Objective. Find the lines holding the word "React" and collect them.

>> begin Data lines

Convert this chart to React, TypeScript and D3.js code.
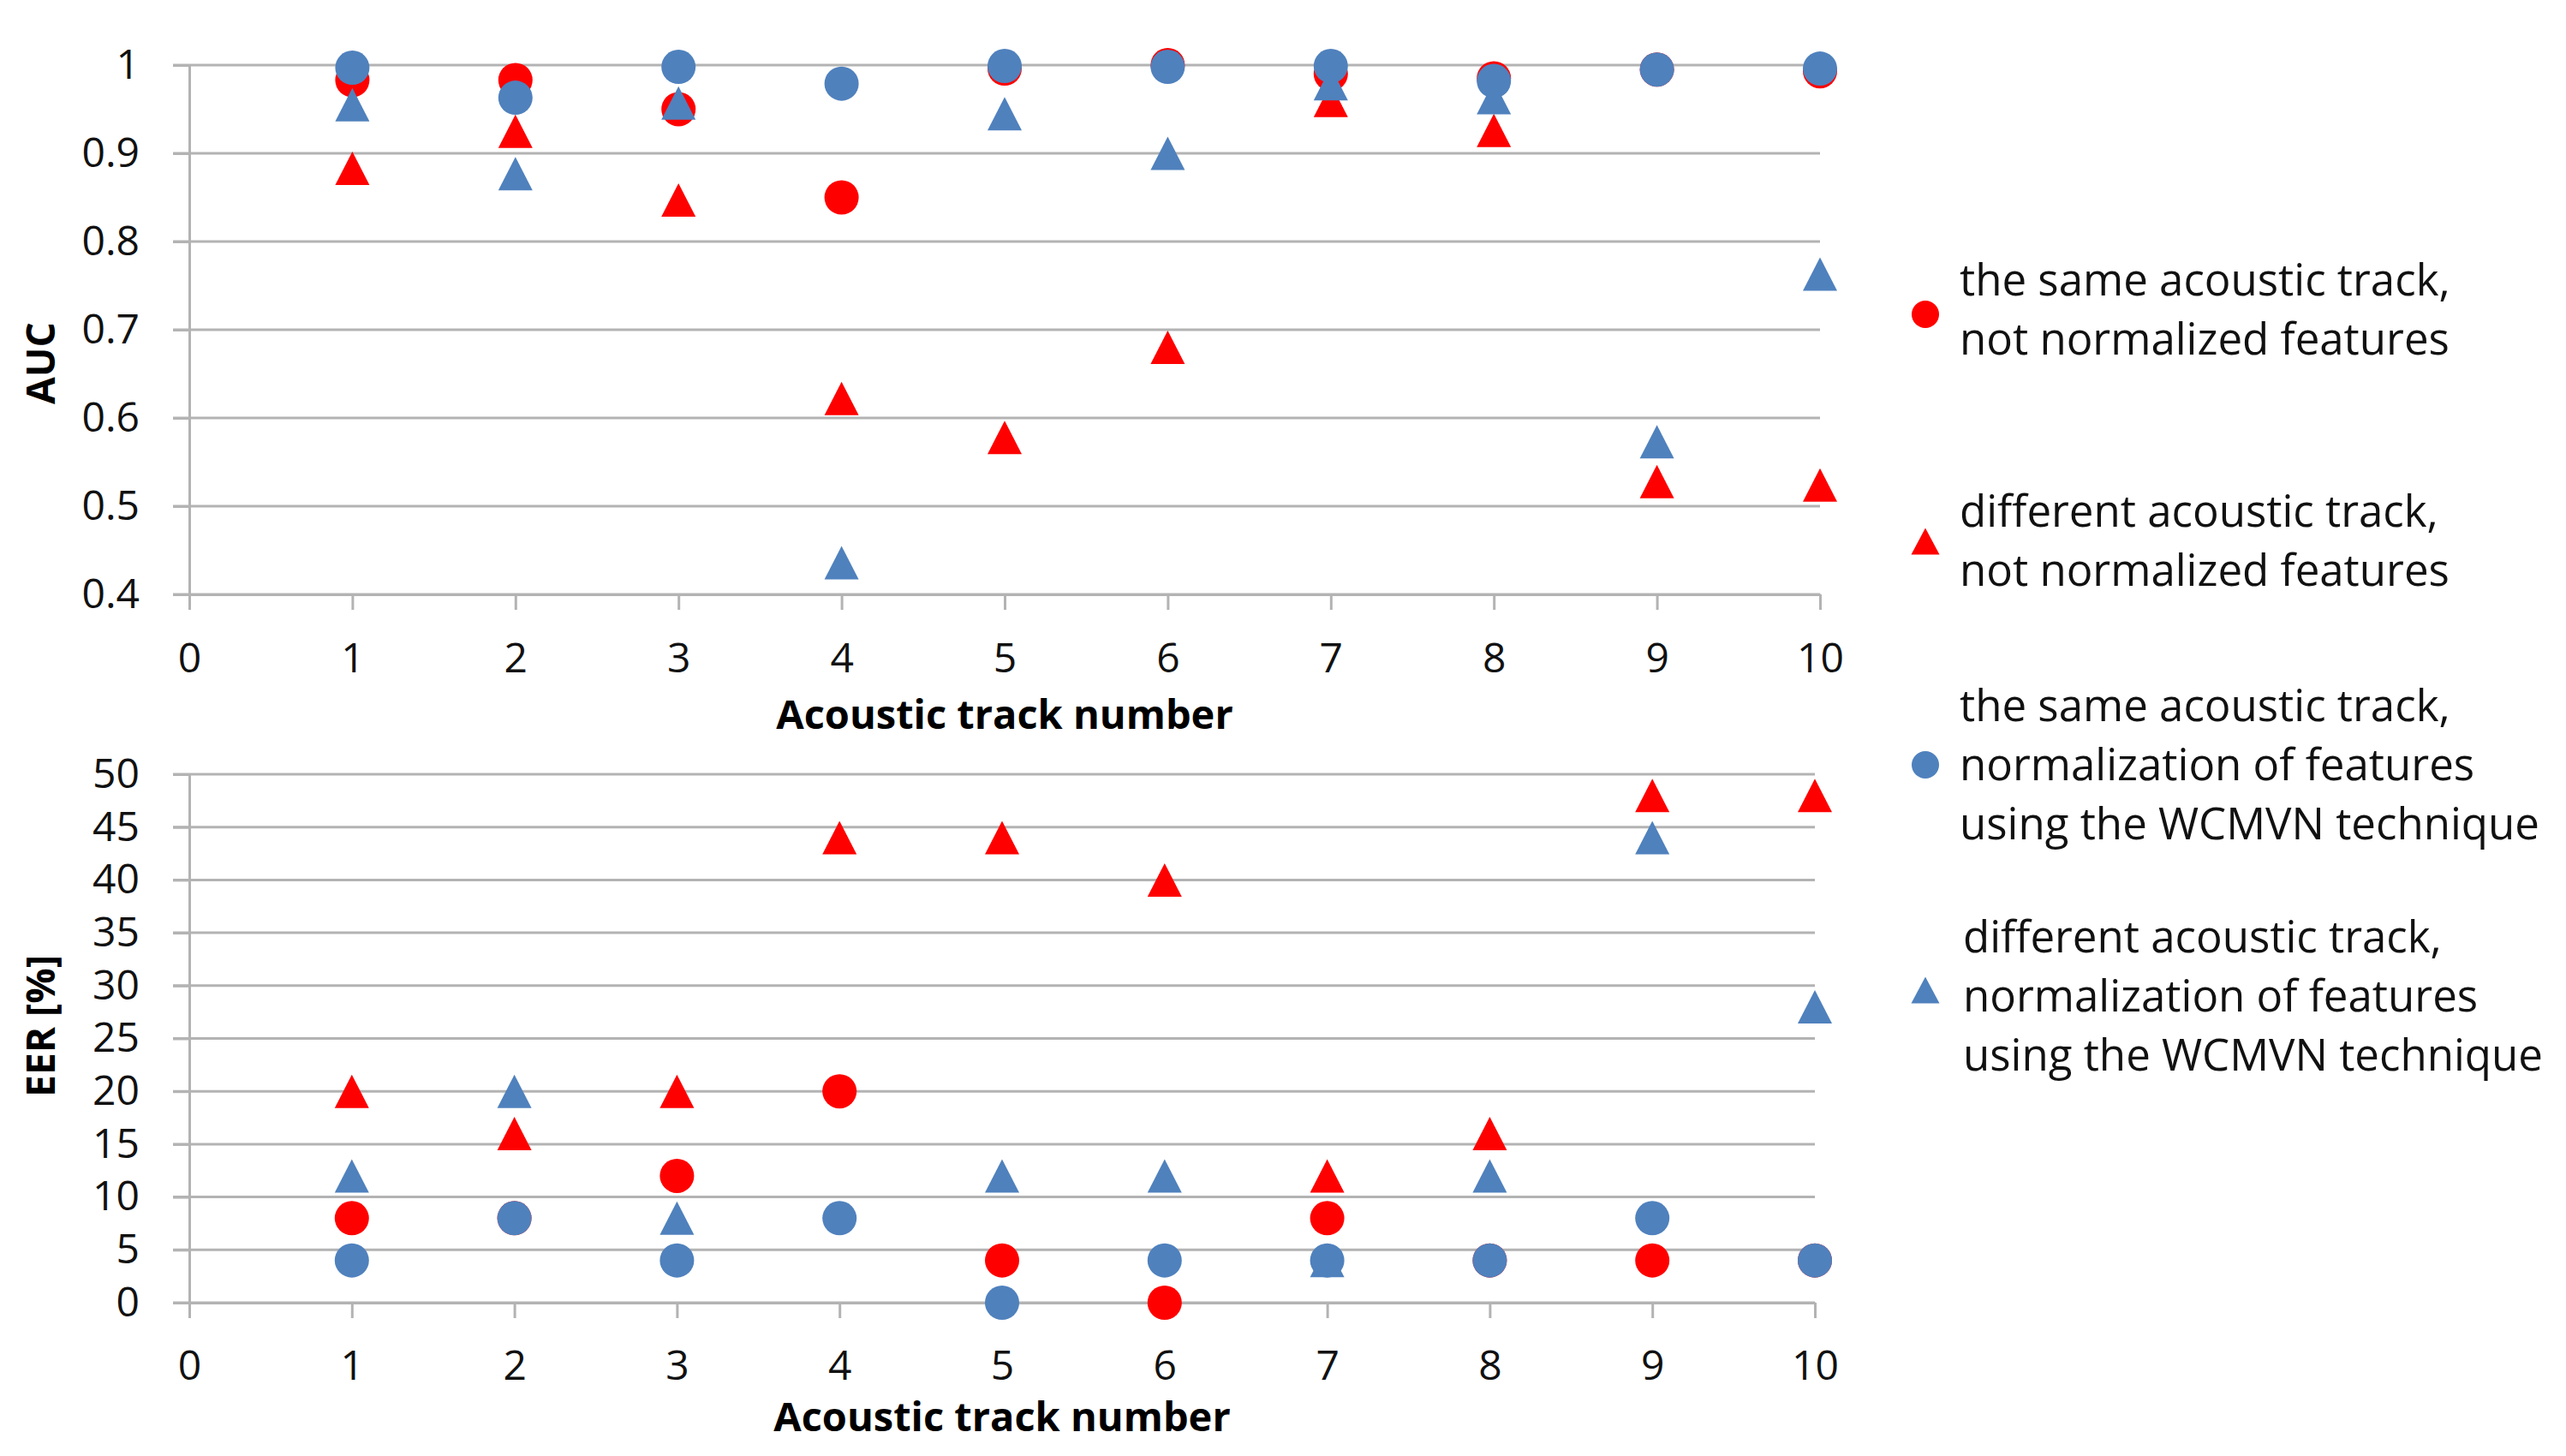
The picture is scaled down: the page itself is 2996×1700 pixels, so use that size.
import * as d3 from "d3";
import React, {useEffect, useRef} from "react";

const tracks = [1, 2, 3, 4, 5, 6, 7, 8, 9, 10];
const xTicks = [0, 1, 2, 3, 4, 5, 6, 7, 8, 9, 10];
const aucTicks = [0.4, 0.5, 0.6, 0.7, 0.8, 0.9, 1];
const eerTicks = [0, 5, 10, 15, 20, 25, 30, 35, 40, 45, 50];

// AUC values per track
const aucSameRaw = [0.983, 0.983, 0.95, 0.85, 0.996, 1.0, 0.99, 0.985, 0.995, 0.993];
const aucDiffRaw = [0.883, 0.925, 0.847, 0.622, 0.578, 0.68, 0.96, 0.926, 0.528, 0.524];
const aucSameNorm = [0.997, 0.963, 0.998, 0.979, 0.999, 0.998, 0.999, 0.982, 0.995, 0.996];
const aucDiffNorm = [0.955, 0.877, 0.957, 0.436, 0.945, 0.9, 0.979, 0.963, 0.573, 0.763];

// EER [%] per track (null = point not visible in the chart)
const eerSameRaw = [8, 8, 12, 20, 4, 0, 8, 4, 4, 4];
const eerDiffRaw = [20, 16, 20, 44, 44, 40, 12, 16, 48, 48];
const eerSameNorm = [4, 8, 4, 8, 0, 4, 4, 4, 8, 4];
const eerDiffNorm: (number | null)[] = [12, 20, 8, null, 12, 12, 4, 12, 44, 28];

const legendLabels = [
  ["the same acoustic track,", "not normalized features"],
  ["different acoustic track,", "not normalized features"],
  ["the same acoustic track,", "normalization of features", "using the WCMVN technique"],
  ["different acoustic track,", "normalization of features", "using the WCMVN technique"],
];

const RED = "#FF0000";
const BLUE = "#4F81BD";
const GRID = "#B3B3B3";
const FONT = "'Open Sans', 'Noto Sans', sans-serif";

type Shape = "circle" | "triangle";

interface Series {
  color: string
  shape: Shape
  auc: (number | null)[]
  eer: (number | null)[]
}

const series: Series[] = [
  {color: RED, shape: "circle", auc: aucSameRaw, eer: eerSameRaw},
  {color: RED, shape: "triangle", auc: aucDiffRaw, eer: eerDiffRaw},
  {color: BLUE, shape: "circle", auc: aucSameNorm, eer: eerSameNorm},
  {color: BLUE, shape: "triangle", auc: aucDiffNorm, eer: eerDiffNorm},
];

const trianglePath = (w: number, h: number) => `M0,${-h / 2}L${w / 2},${h / 2}L${-w / 2},${h / 2}Z`;

interface PanelConfig {
  left: number
  right: number
  top: number
  bottom: number
  domain: [number, number]
  ticks: number[]
  values: (s: Series) => (number | null)[]
  yTitle: string
  yTitleY: number
  xPad: number
  xTitleY: number
}

function drawPanel(svg: d3.Selection<SVGSVGElement | null, unknown, null, undefined>, cfg: PanelConfig) {
  const x = d3.scaleLinear().domain([0, 10]).range([cfg.left, cfg.right]);
  const y = d3.scaleLinear().domain(cfg.domain).range([cfg.bottom, cfg.top]);

  // gridlines
  svg.append("g")
    .selectAll("line")
    .data(cfg.ticks)
    .join("line")
    .attr("x1", cfg.left - 19)
    .attr("x2", cfg.right)
    .attr("y1", (d) => y(d))
    .attr("y2", (d) => y(d))
    .attr("stroke", GRID)
    .attr("stroke-width", 3);

  const yAxis = svg.append("g")
    .attr("transform", `translate(${cfg.left},0)`)
    .call(d3.axisLeft(y).tickValues(cfg.ticks).tickSize(19).tickSizeOuter(0).tickPadding(39).tickFormat((d) => String(d)));

  const xAxis = svg.append("g")
    .attr("transform", `translate(0,${cfg.bottom})`)
    .call(d3.axisBottom(x).tickValues(xTicks).tickSize(18).tickSizeOuter(0).tickPadding(cfg.xPad).tickFormat((d) => String(d)));

  [yAxis, xAxis].forEach((g) => {
    g.selectAll(".domain, .tick line").attr("stroke", GRID).attr("stroke-width", 3);
    g.selectAll("text")
      .attr("font-family", FONT)
      .attr("font-size", 48)
      .attr("fill", "#111");
  });

  // markers
  series.forEach((s) => {
    const vals = cfg.values(s);
    const pts = tracks
      .map((t, i) => ({t, v: vals[i]}))
      .filter((p) => p.v !== null) as {t: number, v: number}[];
    const g = svg.append("g").attr("fill", s.color);
    if (s.shape === "circle") {
      g.selectAll("circle")
        .data(pts)
        .join("circle")
        .attr("cx", (d) => x(d.t))
        .attr("cy", (d) => y(d.v))
        .attr("r", 20);
    } else {
      g.selectAll("path")
        .data(pts)
        .join("path")
        .attr("d", trianglePath(40, 39))
        .attr("transform", (d) => `translate(${x(d.t)},${y(d.v)})`);
    }
  });

  // axis titles
  svg.append("text")
    .attr("x", (cfg.left + cfg.right) / 2)
    .attr("y", cfg.xTitleY)
    .attr("dy", "0.35em")
    .attr("text-anchor", "middle")
    .attr("font-family", FONT)
    .attr("font-weight", "bold")
    .attr("font-size", 47)
    .text("Acoustic track number");

  svg.append("text")
    .attr("transform", `translate(48,${cfg.yTitleY}) rotate(-90)`)
    .attr("dy", "0.35em")
    .attr("text-anchor", "middle")
    .attr("font-family", FONT)
    .attr("font-weight", "bold")
    .attr("font-size", 46)
    .text(cfg.yTitle);
}

const App: React.FC = () => {
  const ref = useRef<SVGSVGElement | null>(null);

  useEffect(() => {
    const svg = d3.select(ref.current);
    svg.selectAll("*").remove();

    svg.append("rect").attr("width", 2996).attr("height", 1700).attr("fill", "#fff");

    drawPanel(svg, {
      left: 221, right: 2125, top: 76, bottom: 694,
      domain: [0.4, 1], ticks: aucTicks, values: (s) => s.auc,
      yTitle: "AUC", yTitleY: 424, xPad: 39, xTitleY: 835,
    });

    drawPanel(svg, {
      left: 221, right: 2119, top: 904, bottom: 1521,
      domain: [0, 50], ticks: eerTicks, values: (s) => s.eer,
      yTitle: "EER [%]", yTitleY: 1198, xPad: 38, xTitleY: 1655,
    });

    // legend
    const rowY = [362, 632, 893, 1163];
    const lineH = 69;
    const legend = svg.append("g");
    series.forEach((s, i) => {
      const cy = rowY[i];
      const my = i === 3 ? 1156 : i === 0 ? 367 : cy;
      if (s.shape === "circle") {
        legend.append("circle").attr("cx", 2248).attr("cy", my).attr("r", 16).attr("fill", s.color);
      } else {
        legend.append("path")
          .attr("d", trianglePath(33, 31))
          .attr("transform", `translate(2248,${my})`)
          .attr("fill", s.color);
      }
      const lines = legendLabels[i];
      const tx = i === 3 ? 2292 : 2288;
      lines.forEach((line, j) => {
        legend.append("text")
          .attr("x", tx)
          .attr("y", cy + (j - (lines.length - 1) / 2) * lineH)
          .attr("dy", "0.35em")
          .attr("font-family", FONT)
          .attr("font-size", 51)
          .attr("fill", "#111")
          .text(line);
      });
    });

    return () => {
      svg.selectAll("*").remove();
    };
  }, []);

  return <svg ref={ref} width={2996} height={1700} style={{position: "absolute", left: 0, top: 0}} />;
};

export default App;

>> end Data lines

Exercise answer.
Convert this chart to React, TypeScript and D3.js code.
import React, {useEffect, useRef} from "react";
const App: React.FC = () => {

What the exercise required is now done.